At the national level, President Obama took advantage of the spotlight provided by Equal Pay Day and signed two Executive Actions that are meant to ensure that all workers are paid equally and not discriminated against when discussing wages. Obama signed an Executive Order that prevents employers from taking action against employees that disclose how much they are paid to others. The law does not require that employers make their employees compensation public, but it does allow workers to discuss what they earn amongst themselves, which can help unveil pay discrimination.

Obama also signed a Presidential Memorandum that tasks the U.S. Secretary of Labor with the job of crafting new regualtions for federal contractors, mandating them to provide reports on employee compensation. The rules will require that contractors break the compensation data down by race and gender. 

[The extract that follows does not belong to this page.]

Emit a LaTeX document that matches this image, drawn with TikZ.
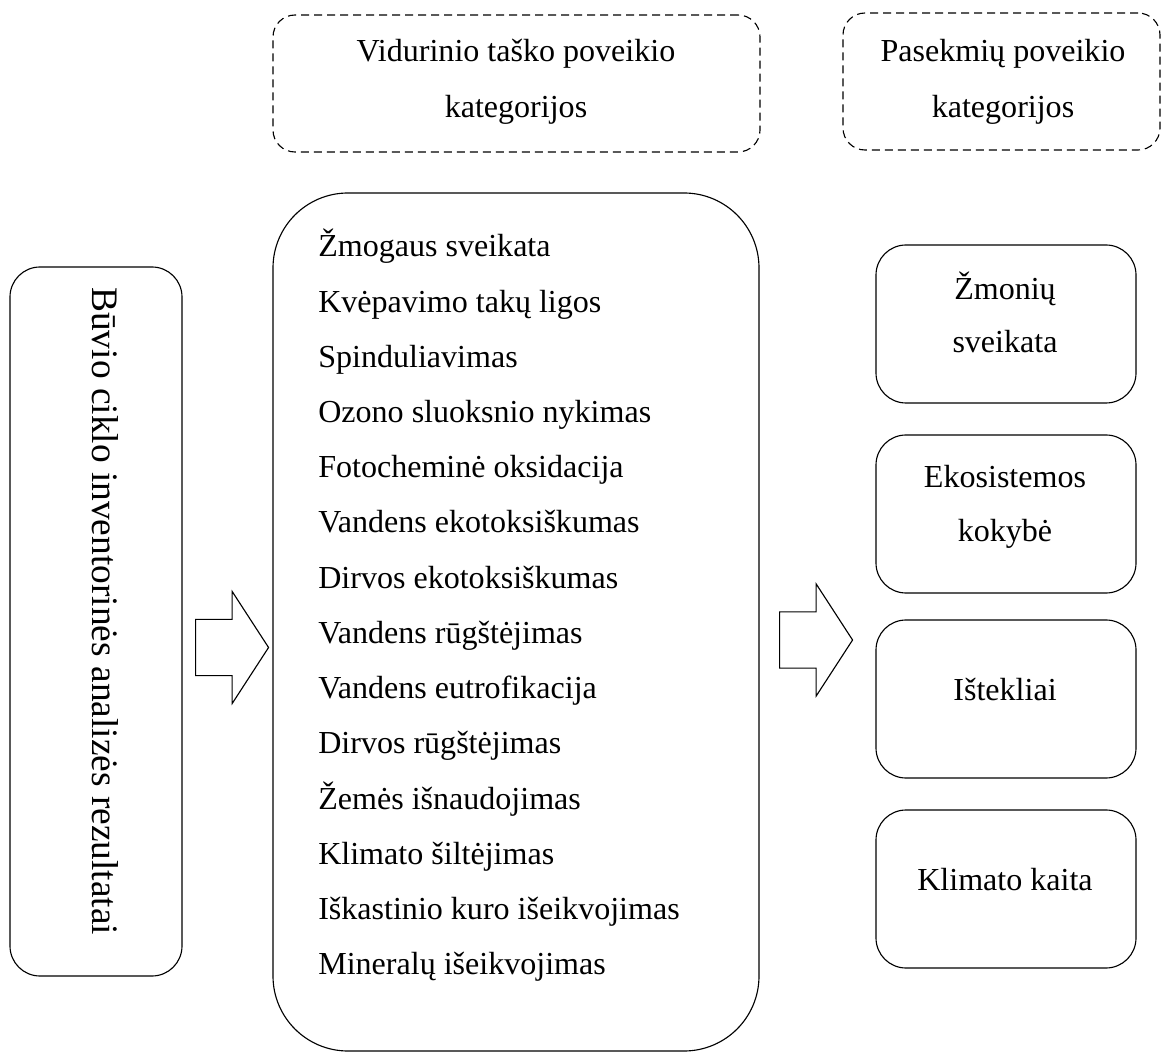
\documentclass[tikz,border=0pt]{standalone}
\usepackage{fontspec}
\setmainfont{Liberation Serif}
\usetikzlibrary{positioning, shapes.arrows}

\begin{document}
\begin{tikzpicture}[
    x=0.25mm, y=-0.25mm, % one unit = one pixel of the original
    % Styles
    box/.style={ % Solid rounded box
        rectangle,
        rounded corners=7.5mm,
        draw,
        line width=0.8pt,
        inner sep=0pt
    },
    bigbox/.style={
        box,
        rounded corners=18.75mm
    },
    headbox/.style={ % Dashed heading box
        box,
        rounded corners=5.5mm,
        dash pattern=on 2mm off 1.25mm
    },
    txt/.style={
        font=\fontsize{22.8}{27}\selectfont,
        inner sep=0pt,
        anchor=base
    },
    item/.style={
        txt,
        anchor=base west
    },
    blockarrow/.style={ % Hollow block arrow
        single arrow,
        draw,
        line width=0.8pt,
        minimum height=18.25mm,
        inner xsep=0pt,
        inner ysep=6.875mm,
        single arrow head extend=7mm,
        single arrow tip angle=114,
        anchor=tail
    }
]

    \useasboundingbox (0,0) rectangle (1161,1053);

    % Heading boxes
    \node[headbox, minimum width=121.75mm, minimum height=34.25mm] (midhead) at (516.5,83.5) {};
    \node[headbox, minimum width=79.25mm, minimum height=34.25mm] (endhead) at (1001.5,81.5) {};
    \node[txt] (midhead1) at (516,62) {Vidurinio taško poveikio};
    \node[txt] (midhead2) at (516,118) {kategorijos};
    \node[txt] (endhead1) at (1003,62) {Pasekmių poveikio};
    \node[txt] (endhead2) at (1003,118) {kategorijos};

    % Inventory results
    \node[box, minimum width=43mm, minimum height=177.25mm] (lci) at (96,621.5) {};
    \node[txt, rotate=-90, anchor=base west, font=\fontsize{26.6}{31}\selectfont] (lcitext) at (92,287) {Būvio ciklo inventorinės analizės rezultatai};

    % Midpoint categories
    \node[bigbox, minimum width=121.5mm, minimum height=214.5mm] (mid) at (516,622) {};
    \foreach \t [count=\i from 0] in {Žmogaus sveikata, Kvėpavimo takų ligos, Spinduliavimas,
        Ozono sluoksnio nykimas, Fotocheminė oksidacija, Vandens ekotoksiškumas,
        Dirvos ekotoksiškumas, Vandens rūgštėjimas, Vandens eutrofikacija,
        Dirvos rūgštėjimas, Žemės išnaudojimas, Klimato šiltėjimas,
        Iškastinio kuro išeikvojimas, Mineralų išeikvojimas}
        \node[item] (m\i) at (318,257+55.2*\i) {\t};

    % Endpoint categories
    \node[box, minimum width=65mm, minimum height=39.5mm] (health) at (1006,324) {};
    \node[box, minimum width=65mm, minimum height=39.5mm] (eco) at (1006,514) {};
    \node[box, minimum width=65mm, minimum height=39.5mm] (res) at (1006,699) {};
    \node[box, minimum width=65mm, minimum height=39.5mm] (clim) at (1006,889) {};
    \node[txt] (health1) at (1005,300) {Žmonių};
    \node[txt] (health2) at (1005,353) {sveikata};
    \node[txt] (eco1) at (1005,488) {Ekosistemos};
    \node[txt] (eco2) at (1005,542) {kokybė};
    \node[txt] (restext) at (1005,700) {Ištekliai};
    \node[txt] (climtext) at (1005,890) {Klimato kaita};

    % Block arrows between the columns
    \node[blockarrow] (arrowA) at (195,647.5) {};
    \node[blockarrow] (arrowB) at (779,640) {};

\end{tikzpicture}
\end{document}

Also this week, Congress is holding hearings on the Paycheck Fairness Act, which, among other things, requires employers to justify pay disparities for legitimate reasons, supports negotiation training for girls and women, and gets rid of inequalities in wage discrimination law. The president "believes Congress must pass [the bill] to ensure the standards put forward by the executive order ... are applied to all employers covered by the Fair Labor Standards Act." 

Women's rights advocates, like President of the National Partnership for Women & Families Debra Ness, say the passage of such a bill "is long overdue." 

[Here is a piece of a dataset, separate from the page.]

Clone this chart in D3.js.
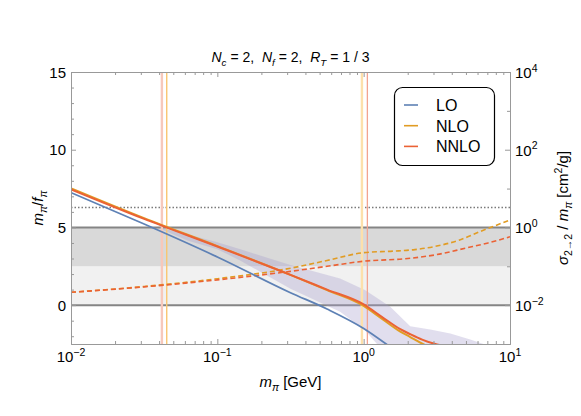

It is unacceptable that in 2014, when women make up nearly half the workforce and are essential breadwinners in two-thirds of households, women who work full time, year round are still paid just 77 cents for every dollar paid to men. When women and their families lose thousands of dollars in critical income each year, they have less money to spend on food, gas, rent and other basic necessities, and our economy suffers as a result.

The Paycheck Fairness Act would help combat the gender-based wage discrimination that contributes to the wage gap and has plagued our nation for much too long. The bill would close loopholes in the Equal Pay Act, help to break harmful patterns of wage discrimination, and establish stronger workplace protections for women. And a 2014 survey shows that nearly two-thirds of voters support its passage.

The bill faces an uphill battle with Republicans, who called the legislation "a desperate political ploy" on Tuesday.

“The ‘Paycheck Fairness Act’ doesn’t provide paycheck fairness for women," reads a recently-released memo by the Republican National Committee. "In fact, it will cut flexibility in the work place for working moms and end merit pay that rewards good work – the very things that are important to us." Read the full memo here.

Walmart changes policy for pregnant workers

Meanwhile, Walmart took a noble step towards treating female workers better this week after announcing a new policy that will prevent employees from losing their jobs or being otherwise penalized for pregnancy-related disabilities. 

“Pregnancy can no longer be an excuse for Walmart to push women out of work,” said Emily Martin, Vice President and General Counsel at the National Women’s Law Center. “We applaud Walmart for taking this first step to update its outmoded, illegal policy, but it has more to do to comply with the law. Under this new policy, Walmart can continue to evade its legal obligations and force pregnant workers off the job when they can least afford it—by quibbling over whether they are ‘disabled.’  Walmart should heed the part of its slogan that says ‘live better’ by not making life worse for its pregnant employees.” 

The company's policy change comes just weeks after a pregnancy discrimination complaint was filed by A Better Balance, the National Women’s Law Center, and Mehri & Skalet, PLLC on behalf of a class action of female Walmart employees. The groups filed the complaint with the Equal Employment Opportunity Commission (EEOC) and alleged that the retailer "has a nationwide policy and practice of pregnancy discrimination based on its failure to make accommodations for pregnant workers who need them." Now, the company plans to "provide reasonable accommodations" for female workers who are inflicted with temporary pregnancy-related disabilities.

And while advocates are encouraged by the step made by Walmart, they are still leery of the retail giant's practices.

“While we are enthusiastic about this policy change, it does not go far enough,” said Dina Bakst, Co-Founder & Co-President of A Better Balance. “Over and over again, Walmart has failed to accommodate pregnant workers. Many pregnant women without illnesses or complications are advised by their doctors to stay off tall ladders, drink water throughout the day, or take other steps to prevent health problems. Walmart must further update its policy to make clear that it will provide reasonable accommodations for all pregnant workers who need them, regardless of whether they are disabled. The Pregnancy Discrimination Act mandates equal treatment, nothing less, and we will continue to fight until Walmart obeys the law in full.  No woman should have to choose between her job and a healthy pregnancy.”